Introduction

Last modified by Kevin Austin on 2018/11/27 04:10

This document describes OpenKilda design including the design and the interactions of the subsystems.

kilda_block_diagram.png

Apache Storm

OpenKilda uses Apache Storm to provide a real-time correlation engine that allows you to monitor different events to determine if a flow, or an end to end service requires a topology change. By using Apache Storm, you can take multiple data points to detect a real topology change and try to reroute the flows.

Storm topologies are a collection of spouts and bolts. Spouts are a way to inject a tuple (data point) into a topology of bolts, and bolts are where it processes the information. Bolts are similar in concept to a microservice, but smaller, the functions they provide are very specific. Every bolt can have multiple instances running at the same time to parallelize at the individual bolt level, so you can have immense horizontal scale.

A tuple will come into Storm, it will be broken up into smaller pieces and it’s validated to make sure it’s the right data points, after validation it sent on to the next bolt. An example workflow for stats would be:

Screen Shot 2018-11-12 at 8.11.55 PM.png

Visualization of "stats" Storm Topology

  1. Floodlight receives a stats message for port information from a switch and passes the payload to Kafka
  2. Kafka passes the payload to a Stats Topology in Storm
  3. Storm classifies the messages into what kind of stats have been received
  4. Storm breaks the payload down into individual payloads for each stat and port from the switch and puts it into a specific message format
  5. Storm passes the message for each of the datapoints for every port back to Kafka
  6. Another topology pulls those messages back out of Kafka into a cache for OpenTDSB. OpenTDSB does a compare and if the data hasn’t changed in 10 minutes it discards the data, if the data has changed within the past 10 minutes it writes the data via a micro-cache mechanism into hbase (for use with OpenTSDB).

Storm Topologies

The two storm topologies that send messages back through the speakers are:

  • Flow Modifications
  • ISL Discovery
  • Switch Controller (coming soon)

The state for Flow Modifications and ISL Discovery are always kept in Storm for OpenKilda. Currently, OpenKilda allows you to turn ports on and off, the switch controller topology will allow you to set port speeds as well, give a list of every switch and an inventory of ports for each switch.

Floodlight – OpenFlow Speaker

Floodlight is used as a lightweight OpenFlow speaker, essentially a translator, which talks OpenFlow on the southbound interface and it listens to the Kafka queues to the north. Floodlight does not keep any state information except for what switches are registered to it. Floodlight sends a message at specified intervals to the switches to send flow and port stats request. Most of the features of floodlight are turned off except for the topology features. OpenKilda does add modifications to floodlight that are in the /services/src/floodlight-modules directory.

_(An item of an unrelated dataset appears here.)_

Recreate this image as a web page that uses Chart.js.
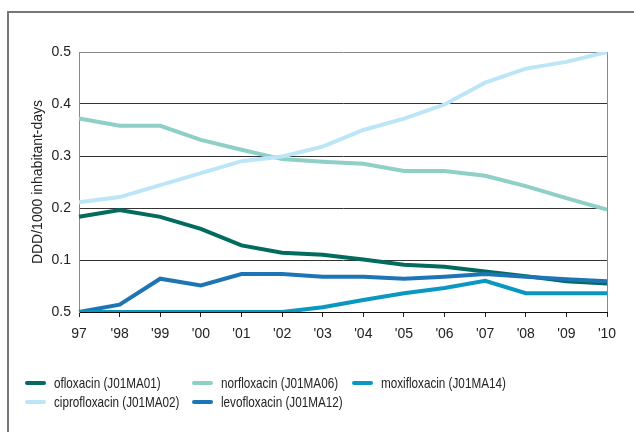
<!DOCTYPE html>
<html>
<head>
<meta charset="utf-8">
<script src="https://cdn.jsdelivr.net/npm/chart.js@4/dist/chart.umd.min.js"></script>
<style>
  body { margin: 0; background: #fff; }
  #wrap { position: relative; width: 634px; height: 432px; overflow: hidden; }
  #frame { position: absolute; left: 7px; top: 11px; width: 700px; height: 500px;
           border-top: 2px solid #777; border-left: 2px solid #777; }
  #c { position: absolute; left: 0; top: 0; }
  #legend { position: absolute; left: 25px; top: 374px; font: 15px "Liberation Sans", Arial, sans-serif; color: #222; }
  .item { position: absolute; white-space: nowrap; height: 18px; line-height: 18px; }
  .swatch { display: inline-block; width: 21px; height: 4px; border-radius: 2px; vertical-align: middle; margin-right: 8px; position: relative; top: -1px; }
  .txt { display: inline-block; transform: scaleX(0.78); transform-origin: left center; }
</style>
</head>
<body>
<div id="wrap">
  <div id="frame"></div>
  <canvas id="c" width="634" height="432"></canvas>
  <div id="legend"></div>
</div>
<script>
// years on the x axis
const years = ['97', "'98", "'99", "'00", "'01", "'02", "'03", "'04", "'05", "'06", "'07", "'08", "'09", "'10"];

// y tick labels as printed (bottom one reads 0.5 in the source)
const yTickLabels = ['0.5', '0.1', '0.2', '0.3', '0.4', '0.5'];

const ofloxacin     = [0.183, 0.196, 0.183, 0.160, 0.128, 0.114, 0.110, 0.101, 0.091, 0.087, 0.078, 0.069, 0.059, 0.055];
const ciprofloxacin = [0.211, 0.221, 0.244, 0.267, 0.290, 0.299, 0.318, 0.350, 0.372, 0.399, 0.441, 0.468, 0.481, 0.500];
const norfloxacin   = [0.372, 0.358, 0.358, 0.331, 0.312, 0.294, 0.289, 0.285, 0.271, 0.271, 0.262, 0.242, 0.219, 0.197];
const levofloxacin  = [0.000, 0.014, 0.064, 0.051, 0.073, 0.073, 0.068, 0.068, 0.064, 0.068, 0.073, 0.068, 0.063, 0.059];
const moxifloxacin  = [0.000, 0.000, 0.000, 0.000, 0.000, 0.000, 0.009, 0.023, 0.036, 0.046, 0.060, 0.036, 0.036, 0.036];

const seriesNames  = ['ofloxacin (J01MA01)', 'ciprofloxacin (J01MA02)', 'norfloxacin (J01MA06)', 'levofloxacin (J01MA12)', 'moxifloxacin (J01MA14)'];
const seriesData   = [ofloxacin, ciprofloxacin, norfloxacin, levofloxacin, moxifloxacin];
const seriesColors = ['#006b5e', '#bde5f8', '#8ecfc6', '#1e75b6', '#0a98c2'];
const drawOrder    = [3, 2, 4, 1, 0];

const fontFamily = '"Liberation Sans", Arial, sans-serif';

const datasets = seriesNames.map((name, i) => ({
    label: name,
    data: seriesData[i],
    borderColor: seriesColors[i],
    backgroundColor: seriesColors[i],
    borderWidth: 4,
    pointRadius: 0,
    tension: 0,
    fill: false,
    order: drawOrder[i]
}));

const ctx = document.getElementById('c').getContext('2d');
const chart = new Chart(ctx, {
    type: 'line',
    data: { labels: years, datasets: datasets },
    options: {
        responsive: false,
        animation: false,
        devicePixelRatio: 1,
        layout: { padding: { left: 0, top: 52, right: 27, bottom: 0 } },
        plugins: {
            legend: { display: false },
            tooltip: { enabled: false }
        },
        scales: {
            x: {
                offset: false,
                afterFit: (scale) => { scale.height = 120; },
                grid: {
                    drawOnChartArea: true,
                    color: (c) => c.index === years.length - 1 ? '#888' : 'rgba(0,0,0,0)',
                    tickColor: '#222',
                    tickLength: 5,
                    lineWidth: 1
                },
                border: { display: true, color: '#111', width: 1 },
                ticks: {
                    color: '#222',
                    font: { family: fontFamily, size: 14 },
                    padding: 9,
                    maxRotation: 0,
                    autoSkip: false
                }
            },
            y: {
                min: 0,
                max: 0.5,
                afterFit: (scale) => { scale.width = 79; },
                grid: {
                    drawTicks: false,
                    color: (c) => c.tick.value >= 0.49 ? '#888' : '#333',
                    lineWidth: 1
                },
                border: { display: true, color: '#888', width: 1 },
                ticks: {
                    stepSize: 0.1,
                    color: '#222',
                    padding: 8,
                    font: { family: fontFamily, size: 14 },
                    callback: (v, i) => yTickLabels[i]
                },
                title: {
                    display: true,
                    text: 'DDD/1000 inhabitant-days',
                    color: '#222',
                    font: { family: fontFamily, size: 14 },
                    padding: { top: 30, bottom: 0 }
                }
            }
        }
    }
});

// legend laid out in columns of two rows, like the source
const legendBox = document.getElementById('legend');
const colX = [0, 167, 327];
datasets.forEach((ds, i) => {
    const item = document.createElement('div');
    item.className = 'item';
    item.style.left = colX[Math.floor(i / 2)] + 'px';
    item.style.top = (i % 2) * 19 + 'px';
    item.innerHTML = `<span class="swatch" style="background:${ds.borderColor}"></span><span class="txt">${ds.label}</span>`;
    legendBox.appendChild(item);
});
</script>
</body>
</html>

In the future, OpenKilda will support a model where Floodlight can be deployed with multiple instances that can reside locally to switches in different geographic regions or have dedicated speakers for different message types (discovery packets, flow updates, flow stats, etc) for better resiliency.

OpenKilda has a pseudo-implementation of priority queues. Currently there are two listeners that Floodlight pulls messages from Kafka spread across four threads:

  • Flow Mod operations
  • ISL Discovery topics

There are several queues when Floodlight pushes messages to Kafka. It spreads those messages across different queues depending on the type of message.  The different queues are:

  • Stats
  • topology discovery
  • northbound interface queue

OpenTDSB/HBase

The DatapointParseBolt validates the message format and does field-based grouping based on the tuple, creates a hash on the switch ID, port and the data point that’s collected. If it’s a flow it would be the flowID and the direction of the data point. The result is sent to OpenTSDBFilterBolt where it does a compare to see if the data has changed in the last 10 minutes and discards the data if there is no change. The otsdb-bolt will commit new or updated messages to TSDB.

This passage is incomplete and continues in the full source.